Internal Revenue Bulletin: 2004-17
April 26, 2004
Table of Contents
This revenue procedure permits certain owners of royalty interests (RI Owners) to claim the credit for producing fuel from a nonconventional source under § 29 of the Internal Revenue Code in the taxable year (including a 2003 taxable year) in which they receive the income from the sale of qualified fuel, rather than in a prior taxable year in which the owner of the operating interest (OI Owner) sold the qualified fuel.
.01 Section 29 provides a credit for producing fuel from a nonconventional source. Section 29(a) provides, in part, that there shall be allowed as a credit against the tax imposed by Chapter 1 for the taxable year an amount equal to (1) $3, multiplied by (2) the barrel-of-oil equivalent of qualified fuels, the production of which is attributable to the taxpayer, that are sold by the taxpayer to an unrelated person during the taxable year.
.02 Section 29(c)(1) provides that the term “qualified fuels” means (A) oil produced from shale and tar sands, (B) gas produced from (i) geopressured brine, Devonian shale, coal seams, or a tight formation, or (ii) biomass, and (C) liquid, gaseous, or solid synthetic fuels produced from coal (including lignite), including such fuels when used as feedstocks.
.03 Section 29(f) provides that the credit provided in § 29 applies only to qualified fuels produced from a well drilled, or in a facility placed in service, after December 31, 1979, and before January 1, 1993, and only to fuels sold before January 1, 2003.
.04 Section 29(g) extends the period for which the credit is applicable for certain facilities producing (1) gas from biomass or (2) liquid, gaseous, or solid synthetic fuels from coal (including lignite).
.05 The credit under § 29 does not arise as a result of an expenditure, and the availability of the credit does not depend on a recognition of the corresponding income. Rather, the credit arises as a result of a sale of the qualified fuel “during the taxable year.” Section 29(a). Therefore, a taxpayer is entitled to the credit under § 29 in the taxable year in which the qualified fuel is sold.
.06 Typically, an RI Owner must rely upon the statement provided by the OI Owner regarding the quantity of qualified fuel that the OI Owner sold on behalf of the RI Owner’s interest. An RI Owner generally receives its share of the income one or more months after the OI Owner sells the qualified fuel. For instance, an RI Owner usually does not receive income from the sale of qualified fuel occurring in the last quarter of Year 1 until the first quarter of Year 2. It has come to the Service’s attention that many RI Owners have been claiming the credit under § 29 in the taxable year in which they receive the income from the sale of qualified fuel, rather than in the prior year of the sale. Many of these RI Owners are concerned that they will be unable to claim the § 29 credit on their federal income tax returns for 2003 with respect to income they received in that taxable year for sales of qualified fuel occurring prior to January 1, 2003. Although the proper taxable year to claim the credit under § 29(a) is the taxable year in which the OI Owner sells the fuel, in order to promote consistency and as a matter of administrative convenience, the Service will allow RI Owners within the scope of this revenue procedure to claim an otherwise allowable § 29 credit with respect to a sale of qualified fuel in the taxable year (including a 2003 taxable year) in which they receive the income from the sale of qualified fuel, subject to the provisions of section 4 of this revenue procedure.

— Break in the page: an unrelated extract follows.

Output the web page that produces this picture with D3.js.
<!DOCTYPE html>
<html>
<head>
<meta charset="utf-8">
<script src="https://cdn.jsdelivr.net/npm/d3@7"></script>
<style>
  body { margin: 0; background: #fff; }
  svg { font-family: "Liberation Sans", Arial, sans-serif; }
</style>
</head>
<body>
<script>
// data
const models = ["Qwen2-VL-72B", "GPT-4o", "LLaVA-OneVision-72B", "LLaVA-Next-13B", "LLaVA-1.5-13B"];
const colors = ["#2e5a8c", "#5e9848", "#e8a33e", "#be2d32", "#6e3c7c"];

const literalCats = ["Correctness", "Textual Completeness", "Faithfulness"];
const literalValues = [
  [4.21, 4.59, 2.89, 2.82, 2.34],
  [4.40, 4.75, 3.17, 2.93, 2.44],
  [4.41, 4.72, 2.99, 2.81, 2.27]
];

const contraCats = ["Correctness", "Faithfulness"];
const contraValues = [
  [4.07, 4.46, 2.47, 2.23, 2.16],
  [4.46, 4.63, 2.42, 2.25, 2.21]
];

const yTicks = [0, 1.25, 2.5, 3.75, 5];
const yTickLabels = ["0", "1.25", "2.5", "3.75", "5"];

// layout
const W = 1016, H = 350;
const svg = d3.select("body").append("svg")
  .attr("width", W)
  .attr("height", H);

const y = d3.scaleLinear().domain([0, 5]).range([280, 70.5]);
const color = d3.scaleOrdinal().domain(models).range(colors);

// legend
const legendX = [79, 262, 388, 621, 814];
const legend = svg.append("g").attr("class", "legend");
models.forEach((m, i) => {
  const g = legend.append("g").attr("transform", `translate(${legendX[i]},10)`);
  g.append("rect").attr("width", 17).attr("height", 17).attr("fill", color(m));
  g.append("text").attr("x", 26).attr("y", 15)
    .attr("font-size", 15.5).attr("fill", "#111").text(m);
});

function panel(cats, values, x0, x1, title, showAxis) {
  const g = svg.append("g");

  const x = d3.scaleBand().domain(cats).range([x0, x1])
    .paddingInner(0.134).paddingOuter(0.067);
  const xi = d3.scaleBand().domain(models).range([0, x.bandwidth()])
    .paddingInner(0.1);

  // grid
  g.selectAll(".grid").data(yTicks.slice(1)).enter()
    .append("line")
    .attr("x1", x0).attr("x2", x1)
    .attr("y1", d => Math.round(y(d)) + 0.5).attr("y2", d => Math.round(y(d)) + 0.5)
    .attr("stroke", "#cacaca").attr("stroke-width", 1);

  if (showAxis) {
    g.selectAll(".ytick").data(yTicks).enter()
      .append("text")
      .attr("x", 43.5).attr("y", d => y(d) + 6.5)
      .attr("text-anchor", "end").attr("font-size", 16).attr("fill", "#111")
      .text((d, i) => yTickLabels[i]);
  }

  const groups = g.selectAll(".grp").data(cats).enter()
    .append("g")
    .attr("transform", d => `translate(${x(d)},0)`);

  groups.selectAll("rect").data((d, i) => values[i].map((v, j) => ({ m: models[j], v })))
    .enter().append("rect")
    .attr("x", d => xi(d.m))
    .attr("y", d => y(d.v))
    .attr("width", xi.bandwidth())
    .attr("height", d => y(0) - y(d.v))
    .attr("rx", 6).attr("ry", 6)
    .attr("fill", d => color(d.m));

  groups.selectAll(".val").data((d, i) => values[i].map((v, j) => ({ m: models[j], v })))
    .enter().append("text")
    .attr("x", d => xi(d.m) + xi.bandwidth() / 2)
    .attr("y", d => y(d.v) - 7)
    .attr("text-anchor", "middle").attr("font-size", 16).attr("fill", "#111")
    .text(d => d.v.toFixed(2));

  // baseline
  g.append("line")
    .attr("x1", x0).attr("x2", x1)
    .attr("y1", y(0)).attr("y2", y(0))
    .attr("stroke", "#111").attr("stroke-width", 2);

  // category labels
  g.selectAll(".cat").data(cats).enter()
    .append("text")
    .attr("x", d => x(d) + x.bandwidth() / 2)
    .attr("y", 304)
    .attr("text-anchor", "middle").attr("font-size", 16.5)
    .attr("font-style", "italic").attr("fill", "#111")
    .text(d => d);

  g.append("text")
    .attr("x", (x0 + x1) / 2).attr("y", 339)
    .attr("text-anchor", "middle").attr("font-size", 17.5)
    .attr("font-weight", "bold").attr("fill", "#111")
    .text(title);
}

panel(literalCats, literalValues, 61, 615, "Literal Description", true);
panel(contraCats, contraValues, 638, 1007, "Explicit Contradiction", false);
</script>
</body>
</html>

.01 This revenue procedure applies to an RI Owner that:
(1) is eligible to claim an otherwise allowable credit under § 29 in respect of sales of qualified fuel; and
(2) has, in all prior taxable years in which the RI Owner claimed the § 29 credit, consistently followed a practice of claiming the credit under § 29 with respect to a sale of qualified fuel in the taxable year in which the RI Owner received the income from the sale.
.02 For purposes of this revenue procedure, the term “RI Owner” includes the unitholders of trusts that own royalty interests where such unitholders are the grantors of the trust.
An RI Owner within the scope of this revenue procedure may claim an otherwise allowable credit under § 29 with respect to a sale of qualified fuel in the taxable year (including a 2003 taxable year) in which the RI Owner receives the income from a sale.
This revenue procedure is effective for taxable years ending after December 31, 1979.